## EXERCISE PROMPT:
Leave out any picture and return the remaining listing below exactly as given.
>> BEGIN
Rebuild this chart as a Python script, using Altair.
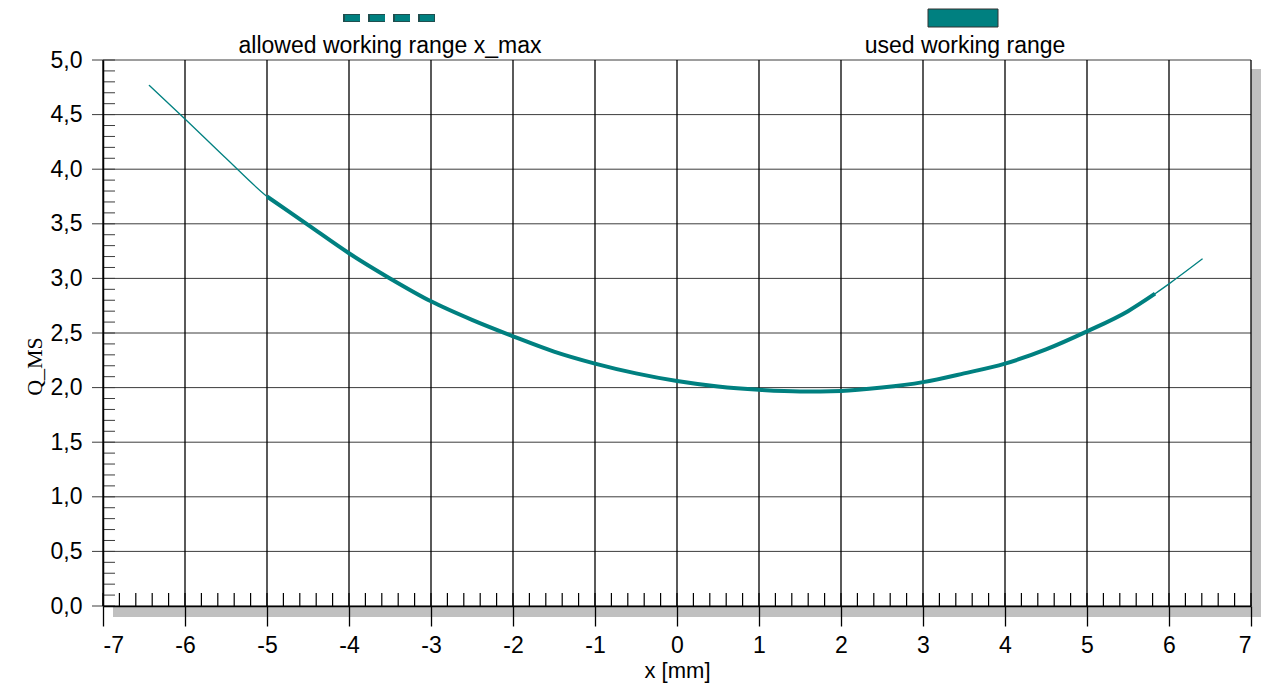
import altair as alt
import pandas as pd

# Q_MS characteristic over the stroke x [mm]
x_mm = [-6.44, -6.0, -5.5, -5.0, -4.5, -4.0, -3.5, -3.0, -2.5, -2.0, -1.5, -1.0,
        -0.5, 0.0, 0.5, 1.0, 1.5, 2.0, 2.5, 3.0, 3.5, 4.0, 4.5, 5.0, 5.5, 5.83,
        6.0, 6.41]
q_ms = [4.77, 4.46, 4.10, 3.75, 3.49, 3.23, 3.00, 2.79, 2.62, 2.47, 2.33, 2.22,
        2.13, 2.06, 2.01, 1.98, 1.965, 1.97, 2.00, 2.05, 2.13, 2.22, 2.35, 2.515,
        2.70, 2.86, 2.95, 3.18]

# used working range limits [mm]
used_from = -5.0
used_to = 5.83

legend_labels = ["allowed working range x_max", "used working range"]

x_ticks = list(range(-7, 8))
y_ticks = [i * 0.5 for i in range(11)]
x_minor = [round(-7 + i * 0.2, 1) for i in range(71)]
y_minor = [round(i * 0.1, 1) for i in range(51)]

W, H = 1148, 546
FONT = "Liberation Sans"
FS = 23
TEAL = "#008080"

curve = pd.DataFrame({"x": x_mm, "q": q_ms})
used = curve[(curve.x >= used_from) & (curve.x <= used_to)]

xscale = alt.Scale(domain=[-7, 7], nice=False, zero=False)
yscale = alt.Scale(domain=[0, 5], nice=False, zero=False)

x_axis = alt.Axis(
    values=x_ticks, title="x [mm]", grid=False, zindex=1,
    domain=True, domainColor="#000", domainWidth=1.5,
    ticks=True, tickSize=20, tickColor="#000", tickWidth=1.3,
    labelExpr="'' + datum.value", labelFont=FONT, labelFontSize=FS,
    labelColor="#000", labelPadding=8,
    titleFont=FONT, titleFontSize=22, titleFontWeight="normal",
    titleColor="#000", titleBaseline="middle", titleY=64,
)
y_axis = alt.Axis(
    values=y_ticks, title="Q_MS", grid=False, zindex=1,
    domain=True, domainColor="#000", domainWidth=1.5, ticks=False,
    labelExpr="replace(format(datum.value, '.1f'), '.', ',')",
    labelFont=FONT, labelFontSize=FS, labelColor="#000", labelPadding=21,
    titleFont="Liberation Sans Narrow", titleFontSize=22,
    titleFontWeight="normal", titleColor="#000", titleAngle=270,
    titleX=-69, titleY=306, titleAlign="center", titleBaseline="middle",
)


def X(field):
    return alt.X(field, type="quantitative", scale=xscale, axis=x_axis)


def Y(field):
    return alt.Y(field, type="quantitative", scale=yscale, axis=y_axis)


one = pd.DataFrame({"k": [0]})

# drop shadow of the plot frame
shadow_bottom = alt.Chart(one).mark_rect(color="#c0c0c0").encode(
    x=alt.value(10), x2=alt.value(W + 10), y=alt.value(H), y2=alt.value(H + 11))
shadow_right = alt.Chart(one).mark_rect(color="#c0c0c0").encode(
    x=alt.value(W), x2=alt.value(W + 10), y=alt.value(9), y2=alt.value(H + 11))

# grid
h_grid = alt.Chart(pd.DataFrame({"v": y_ticks})).mark_rule(
    color="#3c3c3c", strokeWidth=1).encode(
    y=Y("v"), x=alt.value(-11), x2=alt.value(W))
v_grid = alt.Chart(pd.DataFrame({"v": x_ticks})).mark_rule(
    color="#000", strokeWidth=1.3).encode(
    x=X("v"), y=alt.value(0), y2=alt.value(H))

# minor ticks inside the frame
y_minor_ticks = alt.Chart(pd.DataFrame({"v": y_minor})).mark_rule(
    color="#3c3c3c", strokeWidth=1).encode(
    y=Y("v"), x=alt.value(0), x2=alt.value(12))
x_minor_ticks = alt.Chart(pd.DataFrame({"v": x_minor})).mark_rule(
    color="#000", strokeWidth=1.2).encode(
    x=X("v"), y=alt.value(H - 13), y2=alt.value(H))

# characteristic
full_line = alt.Chart(curve).mark_line(
    color=TEAL, strokeWidth=1.3, interpolate="monotone").encode(
    x=X("x"), y=Y("q"))
used_line = alt.Chart(used).mark_line(
    color=TEAL, strokeWidth=4, interpolate="monotone").encode(
    x=X("x"), y=Y("q"))

# legend
leg_dash = alt.Chart(one).mark_rule(
    color="#1f4f4f", strokeWidth=8, strokeDash=[17, 8]).encode(
    x=alt.value(240), x2=alt.value(332), y=alt.value(-42))
leg_dash_fill = alt.Chart(one).mark_rule(
    color=TEAL, strokeWidth=6, strokeDash=[15, 10], strokeDashOffset=-1).encode(
    x=alt.value(241), x2=alt.value(331), y=alt.value(-42))
leg_box = alt.Chart(one).mark_rect(
    color=TEAL, stroke="#333", strokeWidth=1).encode(
    x=alt.value(825), x2=alt.value(895), y=alt.value(-51), y2=alt.value(-33))
leg_text1 = alt.Chart(pd.DataFrame({"t": [legend_labels[0]]})).mark_text(
    font=FONT, fontSize=FS, color="#000", align="center",
    baseline="middle").encode(text="t:N", x=alt.value(287), y=alt.value(-14))
leg_text2 = alt.Chart(pd.DataFrame({"t": [legend_labels[1]]})).mark_text(
    font=FONT, fontSize=FS, color="#000", align="center",
    baseline="middle").encode(text="t:N", x=alt.value(862), y=alt.value(-14))

chart = alt.layer(
    shadow_bottom, shadow_right, h_grid, v_grid, y_minor_ticks, x_minor_ticks,
    full_line, used_line, leg_dash, leg_dash_fill, leg_box, leg_text1, leg_text2,
).properties(
    width=W, height=H,
    autosize=alt.AutoSizeParams(type="none"),
    padding={"left": 103, "top": 60, "right": 13, "bottom": 79},
    background="white",
).configure_view(strokeWidth=0)

chart.save("out.html", embed_options={"renderer": "svg", "actions": False})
>> END
## WRITTEN SOLUTION:
Rebuild this chart as a Python script, using Altair.
import altair as alt
import pandas as pd

# Q_MS characteristic over the stroke x [mm]
x_mm = [-6.44, -6.0, -5.5, -5.0, -4.5, -4.0, -3.5, -3.0, -2.5, -2.0, -1.5, -1.0,
        -0.5, 0.0, 0.5, 1.0, 1.5, 2.0, 2.5, 3.0, 3.5, 4.0, 4.5, 5.0, 5.5, 5.83,
        6.0, 6.41]
q_ms = [4.77, 4.46, 4.10, 3.75, 3.49, 3.23, 3.00, 2.79, 2.62, 2.47, 2.33, 2.22,
        2.13, 2.06, 2.01, 1.98, 1.965, 1.97, 2.00, 2.05, 2.13, 2.22, 2.35, 2.515,
        2.70, 2.86, 2.95, 3.18]

# used working range limits [mm]
used_from = -5.0
used_to = 5.83

legend_labels = ["allowed working range x_max", "used working range"]

x_ticks = list(range(-7, 8))
y_ticks = [i * 0.5 for i in range(11)]
x_minor = [round(-7 + i * 0.2, 1) for i in range(71)]
y_minor = [round(i * 0.1, 1) for i in range(51)]

W, H = 1148, 546
FONT = "Liberation Sans"
FS = 23
TEAL = "#008080"

curve = pd.DataFrame({"x": x_mm, "q": q_ms})
used = curve[(curve.x >= used_from) & (curve.x <= used_to)]

xscale = alt.Scale(domain=[-7, 7], nice=False, zero=False)
yscale = alt.Scale(domain=[0, 5], nice=False, zero=False)

x_axis = alt.Axis(
    values=x_ticks, title="x [mm]", grid=False, zindex=1,
    domain=True, domainColor="#000", domainWidth=1.5,
    ticks=True, tickSize=20, tickColor="#000", tickWidth=1.3,
    labelExpr="'' + datum.value", labelFont=FONT, labelFontSize=FS,
    labelColor="#000", labelPadding=8,
    titleFont=FONT, titleFontSize=22, titleFontWeight="normal",
    titleColor="#000", titleBaseline="middle", titleY=64,
)
y_axis = alt.Axis(
    values=y_ticks, title="Q_MS", grid=False, zindex=1,
    domain=True, domainColor="#000", domainWidth=1.5, ticks=False,
    labelExpr="replace(format(datum.value, '.1f'), '.', ',')",
    labelFont=FONT, labelFontSize=FS, labelColor="#000", labelPadding=21,
    titleFont="Liberation Sans Narrow", titleFontSize=22,
    titleFontWeight="normal", titleColor="#000", titleAngle=270,
    titleX=-69, titleY=306, titleAlign="center", titleBaseline="middle",
)


def X(field):
    return alt.X(field, type="quantitative", scale=xscale, axis=x_axis)


def Y(field):
    return alt.Y(field, type="quantitative", scale=yscale, axis=y_axis)


one = pd.DataFrame({"k": [0]})

# drop shadow of the plot frame
shadow_bottom = alt.Chart(one).mark_rect(color="#c0c0c0").encode(
    x=alt.value(10), x2=alt.value(W + 10), y=alt.value(H), y2=alt.value(H + 11))
shadow_right = alt.Chart(one).mark_rect(color="#c0c0c0").encode(
    x=alt.value(W), x2=alt.value(W + 10), y=alt.value(9), y2=alt.value(H + 11))

# grid
h_grid = alt.Chart(pd.DataFrame({"v": y_ticks})).mark_rule(
    color="#3c3c3c", strokeWidth=1).encode(
    y=Y("v"), x=alt.value(-11), x2=alt.value(W))
v_grid = alt.Chart(pd.DataFrame({"v": x_ticks})).mark_rule(
    color="#000", strokeWidth=1.3).encode(
    x=X("v"), y=alt.value(0), y2=alt.value(H))

# minor ticks inside the frame
y_minor_ticks = alt.Chart(pd.DataFrame({"v": y_minor})).mark_rule(
    color="#3c3c3c", strokeWidth=1).encode(
    y=Y("v"), x=alt.value(0), x2=alt.value(12))
x_minor_ticks = alt.Chart(pd.DataFrame({"v": x_minor})).mark_rule(
    color="#000", strokeWidth=1.2).encode(
    x=X("v"), y=alt.value(H - 13), y2=alt.value(H))

# characteristic
full_line = alt.Chart(curve).mark_line(
    color=TEAL, strokeWidth=1.3, interpolate="monotone").encode(
    x=X("x"), y=Y("q"))
used_line = alt.Chart(used).mark_line(
    color=TEAL, strokeWidth=4, interpolate="monotone").encode(
    x=X("x"), y=Y("q"))

# legend
leg_dash = alt.Chart(one).mark_rule(
    color="#1f4f4f", strokeWidth=8, strokeDash=[17, 8]).encode(
    x=alt.value(240), x2=alt.value(332), y=alt.value(-42))
leg_dash_fill = alt.Chart(one).mark_rule(
    color=TEAL, strokeWidth=6, strokeDash=[15, 10], strokeDashOffset=-1).encode(
    x=alt.value(241), x2=alt.value(331), y=alt.value(-42))
leg_box = alt.Chart(one).mark_rect(
    color=TEAL, stroke="#333", strokeWidth=1).encode(
    x=alt.value(825), x2=alt.value(895), y=alt.value(-51), y2=alt.value(-33))
leg_text1 = alt.Chart(pd.DataFrame({"t": [legend_labels[0]]})).mark_text(
    font=FONT, fontSize=FS, color="#000", align="center",
    baseline="middle").encode(text="t:N", x=alt.value(287), y=alt.value(-14))
leg_text2 = alt.Chart(pd.DataFrame({"t": [legend_labels[1]]})).mark_text(
    font=FONT, fontSize=FS, color="#000", align="center",
    baseline="middle").encode(text="t:N", x=alt.value(862), y=alt.value(-14))

chart = alt.layer(
    shadow_bottom, shadow_right, h_grid, v_grid, y_minor_ticks, x_minor_ticks,
    full_line, used_line, leg_dash, leg_dash_fill, leg_box, leg_text1, leg_text2,
).properties(
    width=W, height=H,
    autosize=alt.AutoSizeParams(type="none"),
    padding={"left": 103, "top": 60, "right": 13, "bottom": 79},
    background="white",
).configure_view(strokeWidth=0)

chart.save("out.html", embed_options={"renderer": "svg", "actions": False})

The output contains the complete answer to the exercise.